MARKEY: Well, I would first have to understand what the president's plan was. We are dealing with Russian troops. We are dealing with Iranian troops. We have to understand, perhaps, he has a plan which would be of extended duration and much larger in terms of its operations.

That is something that would require congressional debate because it could actually come to involve American young men and women in combat inside of Syria and unless and until the president does that, then I don't think he should be allowed to engage in an activity that could lead to an escalation of American conflict in that country. BERMAN: Is there a Markey plan in which you would support airpower? Are you suggesting that any kind of air strike would not be advisable right now?

MARKEY: No, I'm saying that any kind of an air strike should, in fact, be brought to Congress so that we can understand what the president's plan is. Whether or not he's going to involve in this attack plan strikes that could hit Iranians or Russians inside of Syria and then what the response is likely to be from the Russians or Iranians from the administration's perspective.

BERMAN: Does there need to be a military response to the apparent chemical attack in your mind?

MARKEY: There's no question that the United States must be the moral leader, must be the leader in human rights on the planet, but we have to have a plan. We have to understand what we're doing. The president's struck Syria last year in April. There was no plan.

There was no follow-up and as a result there were no consequences to Assad. The Russians didn't bring out the chemicals as they promised. Assad continue today act as he had in the past. There was no follow- up plan. So, he struck last year. If he does the same thing this year that he did last year, then it ultimately historically will have no import whatsoever.

BERMAN: I'm sure this will come up in the confirmation hearings for Mike Pompeo today. You had a chance to meet with the CIA director earlier in the week in advance of his confirmation hearings to be secretary of state. Some have labeled him a hawk including you sort of.

He's called part of the president's war cabinet. He's going to address that head on in his opening statement saying it's unfair to call him that. Did he assuage your concerns?

MARKEY: Well, with the arrival of Mike Pompeo and John Bolton into the inner circle of foreign policy advisers of the president, it's very important to look at past statements that were made by Mr. Pompeo in conjunction with John Bolton looking from my perspective at nuclear nonproliferation issues.

On the Korean Peninsula, in the Middle East because there is a part of the president and I think his new advisers that could lead to pre- emptive strikes in Iran and in North Korea, and I think that it's important for the American people to understand the exact details of any nuclear nonproliferation policy, which the administration has if the North Korean talks fail, will there be a pre-emptive strike in North Korea that could be catastrophic.
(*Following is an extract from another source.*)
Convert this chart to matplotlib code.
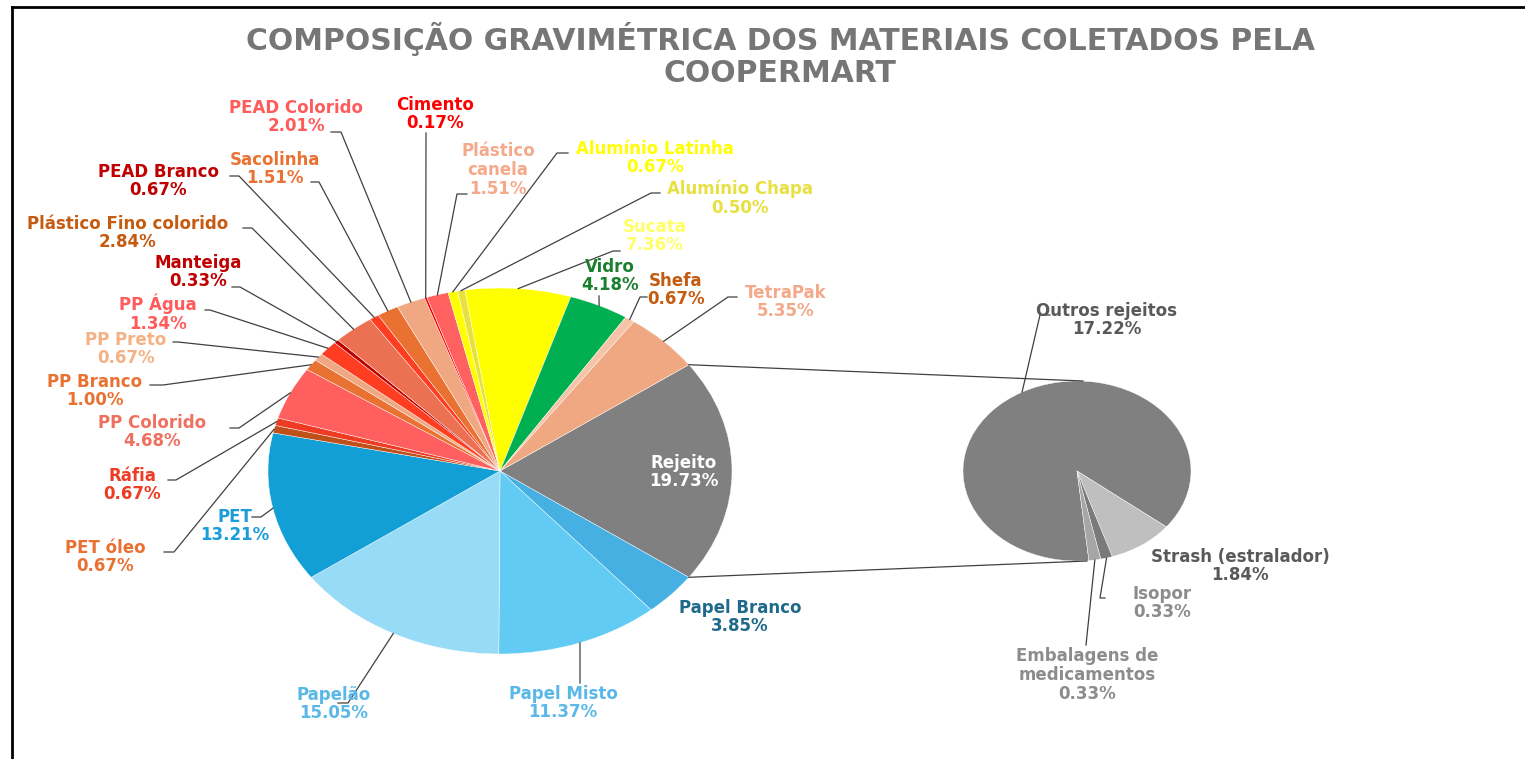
import numpy as np
import matplotlib.pyplot as plt

# data
main_labels = ["Rejeito", "Papel Branco", "Papel Misto", "Papelão", "PET", "PET óleo",
               "Ráfia", "PP Colorido", "PP Branco", "PP Preto", "PP Água", "Manteiga",
               "Plástico Fino colorido", "PEAD Branco", "Sacolinha", "PEAD Colorido",
               "Cimento", "Plástico\ncanela", "Alumínio Latinha", "Alumínio Chapa",
               "Sucata", "Vidro", "Shefa", "TetraPak"]
main_values = [19.73, 3.85, 11.37, 15.05, 13.21, 0.67, 0.67, 4.68, 1.00, 0.67, 1.34, 0.33,
               2.84, 0.67, 1.51, 2.01, 0.17, 1.51, 0.67, 0.50, 7.36, 4.18, 0.67, 5.35]
main_colors = ["#808080", "#45B0E1", "#61CBF3", "#98DBF7", "#129FD6", "#C0501A",
               "#EE3B23", "#FF5F5F", "#E97132", "#F0A882", "#FF3D20", "#C00000",
               "#EC7152", "#FF3D20", "#E97132", "#F0A882", "#FF0000", "#FF6060",
               "#FFFF00", "#E6E040", "#FFFF00", "#00B050", "#F5C3A5", "#F0A882"]
label_colors = ["#FFFFFF", "#1F6A8A", "#5AB8E8", "#5AB8E8", "#1B9DD9", "#E97132",
                "#EE3B23", "#F07060", "#E97132", "#F4B183", "#FF5B5B", "#C00000",
                "#C55A11", "#C00000", "#E97132", "#FF5B5B", "#FF0000", "#F4A98A",
                "#FFFF00", "#E6E040", "#FFFF66", "#1A7F2E", "#C55A11", "#F4A98A"]

sub_labels = ["Outros rejeitos", "Strash (estralador)", "Isopor", "Embalagens de\nmedicamentos"]
sub_values = [17.22, 1.84, 0.33, 0.33]
sub_colors = ["#808080", "#BFBFBF", "#7A7A7A", "#A6A6A6"]
sub_label_colors = ["#595959", "#595959", "#8C8C8C", "#8C8C8C"]

# layout (pixels)
W, H = 1525, 759
cx, cy, rx, ry = 500, 471, 232, 183
cx2, cy2, rx2, ry2 = 1077, 471, 114, 90

# label centre positions; leader start (x, y, horizontal stub length) or None
main_pos = [(684, 472), (740, 617), (563, 703), (334, 704), (235, 526), (105, 557),
            (132, 485), (152, 432), (95, 391), (126, 349), (158, 313), (198, 272),
            (128, 233), (158, 181), (275, 169), (296, 117), (435, 114), (498, 170),
            (655, 158), (740, 198), (655, 236), (610, 276), (676, 290), (786, 302)]
main_lead = [None, None, (580, 683, 0), (338, 703, 10), (252, 517, 9), (164, 552, 10),
             (168, 480, 8), (230, 428, 9), (150, 385, 13), (173, 342, 5), (205, 310, 5),
             (232, 287, 8), (243, 228, 9), (230, 176, 9), (311, 182, 8), (331, 132, 10),
             (426, 133, 0), (467, 194, -10), (568, 153, -11), (660, 193, -9),
             (620, 251, -7), (599, 296, 0), (647, 297, -7), (737, 297, -9)]
sub_pos = [(1107, 320), (1240, 566), (1162, 603), (1087, 675)]
sub_lead = [(1050, 315, -10), None, (1105, 598, -5), (1086, 645, 0)]

plt.rcParams['font.family'] = ['DejaVu Sans']
fig = plt.figure(figsize=(W / 100, H / 100), dpi=100)

# main pie
ax1 = fig.add_axes([(cx - rx) / W, 1 - (cy + ry) / H, 2 * rx / W, 2 * ry / H])
start1 = 360 * main_values[0] / sum(main_values) / 2
ax1.pie(main_values, colors=main_colors, startangle=start1, counterclock=False,
        wedgeprops=dict(linewidth=0.3, edgecolor="white"))
ax1.set_aspect('auto')
ax1.set_xlim(-1, 1)
ax1.set_ylim(-1, 1)

# secondary pie
ax2 = fig.add_axes([(cx2 - rx2) / W, 1 - (cy2 + ry2) / H, 2 * rx2 / W, 2 * ry2 / H])
start2 = -84
ax2.pie(sub_values, colors=sub_colors, startangle=start2, counterclock=False,
        wedgeprops=dict(linewidth=0.3, edgecolor="white"))
ax2.set_aspect('auto')
ax2.set_xlim(-1, 1)
ax2.set_ylim(-1, 1)

# overlay in pixel coords
ov = fig.add_axes([0, 0, 1, 1], zorder=5)
ov.set_xlim(0, W)
ov.set_ylim(H, 0)
ov.axis('off')
ov.patch.set_alpha(0)


def mid_points(values, start, x0, y0, a, b):
    tot = sum(values)
    cum = np.cumsum([0] + list(values))
    pts = []
    for i, v in enumerate(values):
        th = np.deg2rad(start - 360 * (cum[i] + v / 2) / tot)
        pts.append((x0 + a * np.cos(th), y0 - b * np.sin(th)))
    return pts


def draw_labels(labels, values, pos, leads, colors, pts):
    for i, lab in enumerate(labels):
        x, y = pos[i]
        ov.text(x, y, f"{lab}\n{values[i]:.2f}%", ha='center', va='center',
                fontsize=12, fontweight='bold', color=colors[i], linespacing=1.05)
        if leads[i] is not None:
            sx, sy, dx = leads[i]
            px, py = pts[i]
            ov.plot([sx, sx + dx, px], [sy, sy, py], color="#404040", lw=0.9)


draw_labels(main_labels, main_values, main_pos, main_lead, label_colors,
            mid_points(main_values, start1, cx, cy, rx, ry))
draw_labels(sub_labels, sub_values, sub_pos, sub_lead, sub_label_colors,
            mid_points(sub_values, start2, cx2, cy2, rx2, ry2))

# connector lines between pies
a = np.deg2rad(start1)
ov.plot([cx + rx * np.cos(a), cx2 + 6], [cy - ry * np.sin(a), cy2 - ry2], color="#404040", lw=0.9)
ov.plot([cx + rx * np.cos(a), cx2 + 10], [cy + ry * np.sin(a), cy2 + ry2], color="#404040", lw=0.9)

# title
ov.text(780, 55, "COMPOSIÇÃO GRAVIMÉTRICA DOS MATERIAIS COLETADOS PELA\nCOOPERMART",
        ha='center', va='center', fontsize=21.5, fontweight='bold', color="#767676",
        linespacing=1.1)

# frame
ov.plot([12, 12], [7, H], color="black", lw=2)
ov.plot([12, W], [7, 7], color="black", lw=2)

fig.savefig("out.png", dpi=100)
In the Middle East, if the Iranian deal is, in fact, vitiated could that lead to an escalation in the Middle East of our nuclear tensions. We have to get the answers to those questions and that's what I intend on focusing upon today.

BERMAN: Senator Ed Markey from the Commonwealth of Massachusetts. Listen, Senator, do me a favor, do something about the weather for Monday, for the marathon up in Boston. It looks terrible right now. I'm counting on you to fix it.
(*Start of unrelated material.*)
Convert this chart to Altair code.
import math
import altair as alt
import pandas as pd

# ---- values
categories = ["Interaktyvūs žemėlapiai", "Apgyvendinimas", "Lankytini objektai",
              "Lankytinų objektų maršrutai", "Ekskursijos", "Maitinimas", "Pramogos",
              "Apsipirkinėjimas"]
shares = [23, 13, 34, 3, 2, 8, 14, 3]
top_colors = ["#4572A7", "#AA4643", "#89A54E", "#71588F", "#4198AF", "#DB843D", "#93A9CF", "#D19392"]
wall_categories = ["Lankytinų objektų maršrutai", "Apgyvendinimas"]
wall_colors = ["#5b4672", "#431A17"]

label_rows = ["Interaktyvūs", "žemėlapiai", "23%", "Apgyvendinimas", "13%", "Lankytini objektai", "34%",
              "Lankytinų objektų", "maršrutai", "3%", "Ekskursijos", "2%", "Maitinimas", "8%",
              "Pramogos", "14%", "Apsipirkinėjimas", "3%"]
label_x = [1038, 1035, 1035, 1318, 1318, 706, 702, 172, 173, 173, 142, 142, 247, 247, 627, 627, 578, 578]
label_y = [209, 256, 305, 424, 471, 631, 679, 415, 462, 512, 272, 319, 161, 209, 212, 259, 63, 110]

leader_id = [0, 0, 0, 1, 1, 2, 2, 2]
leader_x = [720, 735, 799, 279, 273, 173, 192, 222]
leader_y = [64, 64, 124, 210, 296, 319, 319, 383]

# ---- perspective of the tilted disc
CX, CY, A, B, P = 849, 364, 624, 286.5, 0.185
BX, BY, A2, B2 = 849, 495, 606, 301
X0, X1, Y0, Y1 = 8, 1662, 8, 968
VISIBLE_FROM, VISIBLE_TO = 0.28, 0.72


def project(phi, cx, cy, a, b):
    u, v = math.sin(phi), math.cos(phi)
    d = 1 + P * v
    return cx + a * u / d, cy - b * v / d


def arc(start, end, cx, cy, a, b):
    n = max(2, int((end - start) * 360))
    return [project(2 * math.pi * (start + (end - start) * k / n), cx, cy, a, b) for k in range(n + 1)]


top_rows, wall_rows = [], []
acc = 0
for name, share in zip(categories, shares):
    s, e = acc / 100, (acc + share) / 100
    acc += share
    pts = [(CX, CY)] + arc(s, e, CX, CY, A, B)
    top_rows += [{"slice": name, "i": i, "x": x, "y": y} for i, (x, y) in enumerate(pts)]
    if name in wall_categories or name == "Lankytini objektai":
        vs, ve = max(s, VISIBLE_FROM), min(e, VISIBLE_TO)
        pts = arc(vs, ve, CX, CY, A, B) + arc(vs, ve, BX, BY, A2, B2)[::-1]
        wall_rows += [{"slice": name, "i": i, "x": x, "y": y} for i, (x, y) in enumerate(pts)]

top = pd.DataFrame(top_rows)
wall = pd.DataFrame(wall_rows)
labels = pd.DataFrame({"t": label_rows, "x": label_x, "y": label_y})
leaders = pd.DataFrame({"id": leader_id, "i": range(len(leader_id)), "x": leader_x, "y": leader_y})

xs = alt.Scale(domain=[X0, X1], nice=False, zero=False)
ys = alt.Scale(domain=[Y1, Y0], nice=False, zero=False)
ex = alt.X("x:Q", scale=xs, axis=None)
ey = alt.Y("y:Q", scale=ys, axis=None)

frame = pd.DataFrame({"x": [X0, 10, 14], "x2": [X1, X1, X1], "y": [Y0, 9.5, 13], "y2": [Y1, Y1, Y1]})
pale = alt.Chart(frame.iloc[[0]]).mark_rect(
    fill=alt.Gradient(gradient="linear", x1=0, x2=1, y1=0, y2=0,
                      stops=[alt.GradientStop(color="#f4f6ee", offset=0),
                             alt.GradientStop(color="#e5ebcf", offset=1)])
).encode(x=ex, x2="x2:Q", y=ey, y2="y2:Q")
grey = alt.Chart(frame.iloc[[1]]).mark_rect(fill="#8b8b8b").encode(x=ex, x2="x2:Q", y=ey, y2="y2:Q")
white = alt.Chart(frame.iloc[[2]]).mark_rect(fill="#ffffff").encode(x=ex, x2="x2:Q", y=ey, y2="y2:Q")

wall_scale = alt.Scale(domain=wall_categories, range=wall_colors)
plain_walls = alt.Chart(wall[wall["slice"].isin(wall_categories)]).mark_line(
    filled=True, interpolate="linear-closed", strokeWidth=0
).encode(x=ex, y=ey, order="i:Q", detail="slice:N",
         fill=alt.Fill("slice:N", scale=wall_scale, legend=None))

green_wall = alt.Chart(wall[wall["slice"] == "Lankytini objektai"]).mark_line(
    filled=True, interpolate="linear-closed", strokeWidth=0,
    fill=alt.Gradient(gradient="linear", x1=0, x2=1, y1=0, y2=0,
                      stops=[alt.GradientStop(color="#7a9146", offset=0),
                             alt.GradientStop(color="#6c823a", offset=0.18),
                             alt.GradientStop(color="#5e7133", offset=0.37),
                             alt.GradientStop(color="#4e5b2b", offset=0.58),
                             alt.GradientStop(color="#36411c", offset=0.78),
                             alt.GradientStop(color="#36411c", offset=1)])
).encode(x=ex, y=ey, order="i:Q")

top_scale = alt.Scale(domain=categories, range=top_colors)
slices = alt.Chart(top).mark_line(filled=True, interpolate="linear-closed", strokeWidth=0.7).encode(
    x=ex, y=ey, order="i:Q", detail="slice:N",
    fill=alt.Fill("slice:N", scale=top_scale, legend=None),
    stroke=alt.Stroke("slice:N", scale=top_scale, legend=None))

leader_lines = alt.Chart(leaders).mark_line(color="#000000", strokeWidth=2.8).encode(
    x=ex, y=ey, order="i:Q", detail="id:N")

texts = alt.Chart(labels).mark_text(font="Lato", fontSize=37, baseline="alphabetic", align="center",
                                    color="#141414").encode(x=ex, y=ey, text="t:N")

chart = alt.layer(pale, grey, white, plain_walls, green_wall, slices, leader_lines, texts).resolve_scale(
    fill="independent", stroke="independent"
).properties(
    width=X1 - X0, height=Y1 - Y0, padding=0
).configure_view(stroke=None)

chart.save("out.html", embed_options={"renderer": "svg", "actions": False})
MARKEY: OK. But we got to be happy with the Celtics, Bruins and Red Sox right now. I'm going to enjoy the good stuff too.

BERMAN: Thank you, Senator. I appreciate it.

MARKEY: Thank you.

BERMAN: All right. October 7, 2016, three big stories just minutes apart and now it's a big focus for investigators.

[09:25:02] Plus, we're just moments away from the opening bell. Stocks expected to rise this morning. This after the president wrote that an attack on Syria might not be so imminent.

(COMMERCIAL BREAK)

BERMAN: New details in the Michael Cohen raid including the first known warrant that directly mentions President Trump by name. Sources say the FBI is looking for any communications between the president and his personal lawyer regarding that now infamous "Access Hollywood" tape and communications that might talk about keeping that tape from going public.